Quite possibly, things will be going so bad for baseball by the end of the 2012 season that major restructuring will need to take place. At the pace they're on now, there is no way baseball can keep making a profit with their ballooned salaries and less general interest in their game.
Soccer is on baseball's heels to replace it as America's summer pastime. Baseball knows this, and knows fundamental change will have to happen in its game. This may include less games per season, less teams and a lot less big-money contracts to average and great ballplayers.
Weaver was smart in his public relations move. He helped himself by looking incredibly loyal to the franchise. Also, it's good for baseball. MLB needs players to stay in the same place for longer and create more harmony because part of the problems in baseball and sports in recent years is the amount of movement to different teams by players.
Weaver is one of the few ballplayers who's been in the league a while and can say he's been with the same team his whole career.
Weaver says he wants to be close to his home. Also, he's right when he says how much more does any person need past $85 million. But, if he was truly loyal, wouldn't he ask for even less, so the Angels organization could go out and sign other big-name guys?
Maybe it's all true, and he is one of those rare athletes who is loyal to his team. He's happy in his situation, and he is just being blunt about his feelings.

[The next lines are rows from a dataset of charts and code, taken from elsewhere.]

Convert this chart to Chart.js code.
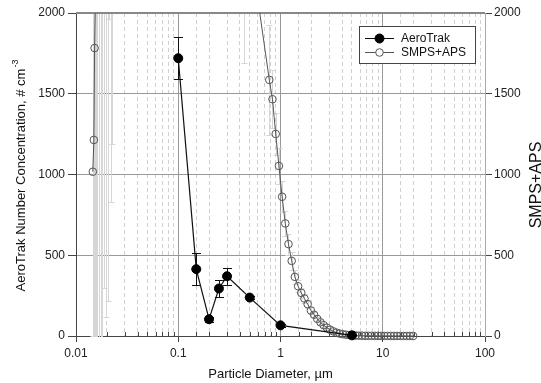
<!DOCTYPE html>
<html>
<head>
<meta charset="utf-8">
<script src="https://cdn.jsdelivr.net/npm/chart.js@4.4.1/dist/chart.umd.min.js"></script>
<style>
  html, body { margin: 0; padding: 0; background: #fff; }
  #wrap { width: 541px; height: 383px; }
</style>
</head>
<body>
<div id="wrap"><canvas id="chart" width="541" height="383"></canvas></div>
<script>
// AeroTrak channels: diameter (um), number concentration (# cm-3), error
const aeroDiam = [0.1, 0.15, 0.2, 0.25, 0.3, 0.5, 1.0, 5.0];
const aeroConc = [1720, 414, 104, 294, 370, 238, 66, 4];
const aeroErr = [130, 100, 15, 50, 52, 8, 8, 3];

// SMPS + APS merged spectrum (values above 2000 run off the top of the plot)
const smpsDiam = [
  0.0146, 0.01495, 0.0152, 0.0156, 0.0161, 0.0167, 0.0174, 0.0181, 0.0188, 0.0197, 0.0205, 0.0211, 0.0220, 0.0227,
  0.026, 0.034, 0.045, 0.06, 0.08, 0.11, 0.15, 0.21, 0.30, 0.4376, 0.58,
  0.777, 0.835, 0.898, 0.965, 1.037, 1.114, 1.197, 1.286, 1.382, 1.486, 1.596, 1.715, 1.843, 1.981,
  2.129, 2.288, 2.458, 2.642, 2.839, 3.051, 3.278, 3.523, 3.786, 4.068, 4.371, 4.698, 5.048, 5.425,
  5.829, 6.264, 6.732, 7.234, 7.774, 8.354, 8.977, 9.647, 10.37, 11.14, 11.97, 12.86, 13.82, 14.86,
  15.96, 17.15, 18.43, 19.81
];
const smpsConc = [
  1017, 1214, 1783, 2200, 3000, 3600, 4100, 4500, 4800, 5000, 5100, 5200, 5200, 5300,
  5400, 6000, 6500, 7000, 7500, 7000, 6000, 5000, 4000, 3000, 2150,
  1586, 1466, 1251, 1053, 862, 697, 569, 465, 366, 308, 267, 232, 197, 158,
  132, 106, 85, 67, 52, 39, 29, 21, 15, 11, 8, 6, 4, 3,
  2, 2, 1, 1, 1, 1, 1, 0.5, 0.5, 0.5, 0.5, 0.3, 0.3, 0.3,
  0.2, 0.2, 0.2, 0.1
];
const smpsErr = [
  1020, 1220, 1790, 2210, 3010, 3610, 4110, 4510, 4500, 4884, 4883, 3240, 4370, 4112,
  1500, 1500, 1500, 1500, 1500, 1500, 1500, 1500, 1200, 1310, 100,
  340, 180, 130, 110, 95, 80, 65, 55, 45, 38, 33, 29, 25, 20,
  17, 14, 11, 9, 7, 5, 4, 3, 2, 2, 1, 1, 1, 1,
  1, 1, 0, 0, 0, 0, 0, 0, 0, 0, 0, 0, 0, 0,
  0, 0, 0, 0
];

const xTickLabels = [0.01, 0.1, 1, 10, 100];
const yTicks = [0, 500, 1000, 1500, 2000];
const seriesNames = ["AeroTrak", "SMPS+APS"];

const FONT = '"Liberation Sans", Arial, Helvetica, sans-serif';
const CLEAR = "rgba(0,0,0,0)";

function isDecade(v) {
  const l = Math.log10(v);
  return Math.abs(l - Math.round(l)) < 1e-6;
}

function toPoints(xs, ys) {
  return xs.map((x, i) => ({ x, y: ys[i] }));
}

// vertical error bars, drawn under the markers and clipped to the plot
const errorBars = {
  id: "errorBars",
  beforeDatasetsDraw(chart) {
    const { ctx, chartArea: a } = chart;
    ctx.save();
    ctx.beginPath();
    ctx.rect(a.left, a.top, a.right - a.left, a.bottom - a.top + 1);
    ctx.clip();
    chart.data.datasets.forEach((ds, i) => {
      const meta = chart.getDatasetMeta(i);
      const yScale = chart.scales[meta.yAxisID];
      ctx.strokeStyle = ds.errColor;
      ctx.lineWidth = 1;
      meta.data.forEach((pt, j) => {
        const e = ds.errors[j];
        if (!e) return;
        const v = ds.data[j].y;
        const x = Math.round(pt.x) + 0.5;
        const hi = Math.round(yScale.getPixelForValue(v + e)) + 0.5;
        const lo = Math.round(yScale.getPixelForValue(v - e)) + 0.5;
        ctx.beginPath();
        ctx.moveTo(x, hi); ctx.lineTo(x, lo);
        ctx.moveTo(x - ds.capHalf, hi); ctx.lineTo(x + ds.capHalf, hi);
        ctx.moveTo(x - ds.capHalf, lo); ctx.lineTo(x + ds.capHalf, lo);
        ctx.stroke();
      });
    });
    ctx.restore();
  }
};

// top frame line and small inner minor ticks on the bottom axis
const frame = {
  id: "frame",
  beforeDatasetsDraw(chart) {
    const { ctx, chartArea: a, scales } = chart;
    ctx.save();
    ctx.strokeStyle = "#444";
    ctx.lineWidth = 1;
    scales.x.ticks.forEach((t) => {
      if (isDecade(t.value)) return;
      const x = Math.round(scales.x.getPixelForValue(t.value)) + 0.5;
      ctx.beginPath();
      ctx.moveTo(x, a.bottom);
      ctx.lineTo(x, a.bottom - 4);
      ctx.stroke();
    });
    ctx.strokeStyle = "#888";
    ctx.lineWidth = 2;
    ctx.beginPath();
    ctx.moveTo(a.left, a.top);
    ctx.lineTo(a.right, a.top);
    ctx.stroke();
    ctx.restore();
  }
};

// axis titles and the boxed legend in the upper right
const annotations = {
  id: "annotations",
  afterDraw(chart) {
    const { ctx, chartArea: a } = chart;
    ctx.save();
    ctx.fillStyle = "#111";
    ctx.font = "13px " + FONT;
    ctx.textBaseline = "middle";

    ctx.textAlign = "center";
    ctx.fillText("Particle Diameter, \u00b5m", (a.left + a.right) / 2 - 10, 374);

    // left title with superscript
    const main = "AeroTrak Number Concentration, # cm";
    const sup = "-3";
    ctx.font = "13px " + FONT;
    const wMain = ctx.measureText(main).width;
    ctx.font = "9px " + FONT;
    const wSup = ctx.measureText(sup).width;
    ctx.save();
    ctx.translate(21, 176);
    ctx.rotate(-Math.PI / 2);
    ctx.textAlign = "left";
    const start = -(wMain + wSup) / 2;
    ctx.font = "13px " + FONT;
    ctx.fillText(main, start, 0);
    ctx.font = "9px " + FONT;
    ctx.fillText(sup, start + wMain + 1, -5);
    ctx.restore();

    // right title, running off the canvas edge as in the source figure
    ctx.save();
    ctx.translate(537, 185);
    ctx.rotate(-Math.PI / 2);
    ctx.textAlign = "center";
    ctx.font = "16px " + FONT;
    ctx.fillText("SMPS+APS", 0, 0);
    ctx.restore();

    // legend
    const lx = 359.5, ly = 26.5, lw = 116, lh = 37;
    ctx.fillStyle = "#fff";
    ctx.fillRect(lx, ly, lw, lh);
    ctx.strokeStyle = "#444";
    ctx.lineWidth = 1;
    ctx.strokeRect(lx, ly, lw, lh);
    const rows = [38.5, 52.5];
    chart.data.datasets.forEach((ds, i) => {
      const y = rows[i];
      ctx.strokeStyle = ds.borderColor;
      ctx.lineWidth = 1;
      ctx.beginPath();
      ctx.moveTo(365, y);
      ctx.lineTo(394, y);
      ctx.stroke();
      ctx.beginPath();
      ctx.arc(379.5, y, ds.pointRadius, 0, Math.PI * 2);
      ctx.fillStyle = ds.pointBackgroundColor === CLEAR ? "#fff" : ds.pointBackgroundColor;
      ctx.fill();
      ctx.strokeStyle = ds.pointBorderColor;
      ctx.stroke();
      ctx.fillStyle = "#111";
      ctx.font = "12px " + FONT;
      ctx.textAlign = "left";
      ctx.fillText(seriesNames[i], 401, y);
    });
    ctx.restore();
  }
};

Chart.defaults.font.family = FONT;
Chart.defaults.font.size = 12;
Chart.defaults.color = "#222";

const plainNumber = (v) => String(v);

new Chart(document.getElementById("chart"), {
  type: "scatter",
  data: {
    datasets: [
      {
        label: seriesNames[0],
        data: toPoints(aeroDiam, aeroConc),
        errors: aeroErr,
        errColor: "#111",
        capHalf: 4.5,
        showLine: true,
        borderColor: "#111",
        borderWidth: 1.2,
        pointRadius: 4.5,
        pointBackgroundColor: "#000",
        pointBorderColor: "#000",
        pointBorderWidth: 1,
        yAxisID: "y",
        clip: { left: 8, right: 8, top: 0, bottom: 8 }
      },
      {
        label: seriesNames[1],
        data: toPoints(smpsDiam, smpsConc),
        errors: smpsErr,
        errColor: "#d6d6d6",
        capHalf: 3,
        showLine: true,
        borderColor: "#555",
        borderWidth: 1,
        pointRadius: 3.8,
        pointBackgroundColor: CLEAR,
        pointBorderColor: "#555",
        pointBorderWidth: 1,
        yAxisID: "y2",
        clip: { left: 8, right: 8, top: 0, bottom: 8 }
      }
    ]
  },
  options: {
    responsive: false,
    animation: false,
    events: [],
    devicePixelRatio: 1,
    layout: { padding: { top: 13, left: 0, right: 0, bottom: 0 } },
    plugins: {
      legend: { display: false },
      tooltip: { enabled: false }
    },
    scales: {
      x: {
        type: "logarithmic",
        position: "bottom",
        min: 0.01,
        max: 100,
        afterFit(scale) { scale.height = 47; },
        ticks: {
          autoSkip: false,
          maxRotation: 0,
          padding: 4,
          color: "#222",
          callback(value) {
            const hit = xTickLabels.find((t) => Math.abs(Math.log10(t) - Math.log10(value)) < 1e-6);
            return hit === undefined ? "" : String(hit);
          }
        },
        grid: {
          color: (c) => (c.tick && isDecade(c.tick.value) ? "#999" : "#d0d0d0"),
          lineWidth: 1,
          tickLength: 6,
          tickColor: (c) => (c.tick && isDecade(c.tick.value) ? "#444" : CLEAR)
        },
        border: {
          color: "#444",
          width: 1,
          dash: (c) => (c.tick && !isDecade(c.tick.value) ? [4, 3] : [])
        }
      },
      y: {
        type: "linear",
        position: "left",
        min: 0,
        max: 2000,
        afterBuildTicks(scale) { scale.ticks = yTicks.map((v) => ({ value: v })); },
        afterFit(scale) { scale.width = 76; },
        ticks: { padding: 3, color: "#222", callback: plainNumber },
        grid: {
          color: (c) => (c.tick && (c.tick.value === 0 || c.tick.value === 2000) ? CLEAR : "#999"),
          tickLength: 8,
          tickColor: "#444"
        },
        border: { color: "#444", width: 1 }
      },
      y2: {
        type: "linear",
        position: "right",
        min: 0,
        max: 2000,
        afterBuildTicks(scale) { scale.ticks = yTicks.map((v) => ({ value: v })); },
        afterFit(scale) { scale.width = 56; },
        ticks: { padding: 2, color: "#222", callback: plainNumber },
        grid: { drawOnChartArea: false, tickLength: 7, tickColor: "#444" },
        border: { color: "#aaa", width: 1 }
      }
    }
  },
  plugins: [errorBars, frame, annotations]
});
</script>
</body>
</html>
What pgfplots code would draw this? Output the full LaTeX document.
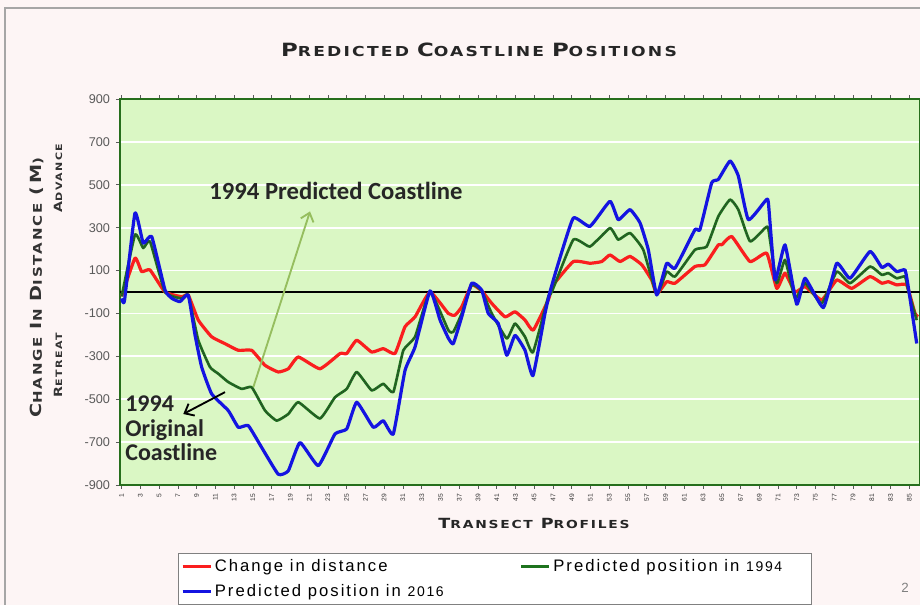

He looks great, for sure, in taking less money to stay with the only team he's ever known. But he's even smarter than he looks, because by the time baseball's finances are reviewed for next season and beyond, all players may be playing for less than they thought. Boras knows something is up and probably told his client to take the money while he can.
The U.S. sports spectating landscape is changing drastically. Though subtle at times, there are indications daily.